Economic Value of Long-Lead Streamflow Forecasts for Columbia River Hydropower

Abstract

Recent advances in long-lead climate forecasting have made it possible to produce useful streamflow forecasts for the Columbia River basin roughly six months earlier than current forecasts that rely on snowpack measurements. The resulting increase in forecast lead time facilitates considerable improvements in system operating performance, especially in years of expected above average flows. In the current reservoir operating system, the so called “critical” and “assured refill” rule curves that restrict releases for hydropower generation in the period from August to December are based on the critical (most severe low flow) and third lowest flow sequences of record, respectively.

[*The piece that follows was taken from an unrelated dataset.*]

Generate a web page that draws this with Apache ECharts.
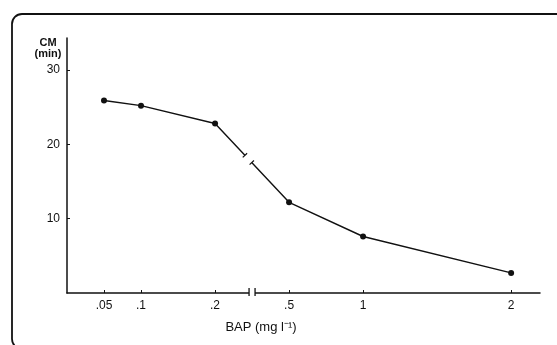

These rule curves provide appropriate protection of energy capacity and reservoir refill in extreme low flow conditions, but are restrictive in normal and high flow years until midwinter when operational streamflow forecasts based on observed snowpack become available, and the climatological constraints are relaxed to account for expected summer streamflows. The use of long lead time streamflow forecasts allows current operating constraints to be relaxed in years when there is a high likelihood of ample streamflow. In these years, more spot market energy sales can be made in the late summer and fall/early winter because of increased available water for releases, and spill from reservoirs in wet years is also reduced. Reservoir model simulations using alternative reservoir rule curves based upon retrospective long-lead streamflow forecasts from water years 1931 to 1987 show that the proposed alternative operating system based on climate forecasts can increase nonfirm energy production from the major Columbia River hydropower dams by as much as 5.5 million MW/h/year, resulting in an average increase in annual revenue of approximately $153 million per year in comparison with the status quo. Other uses of the Columbia River are largely unaffected by the proposed changes in the operating system. In particular, firm energy, the reliability of storage reservoir refill, and the frequency of meeting of streamflow targets for salmon protection would be essentially unchanged in comparison with the status quo. The increased hydropower revenue is therefore directly attributed to use of long-lead forecast information and does not represent a trade-off among other management objectives.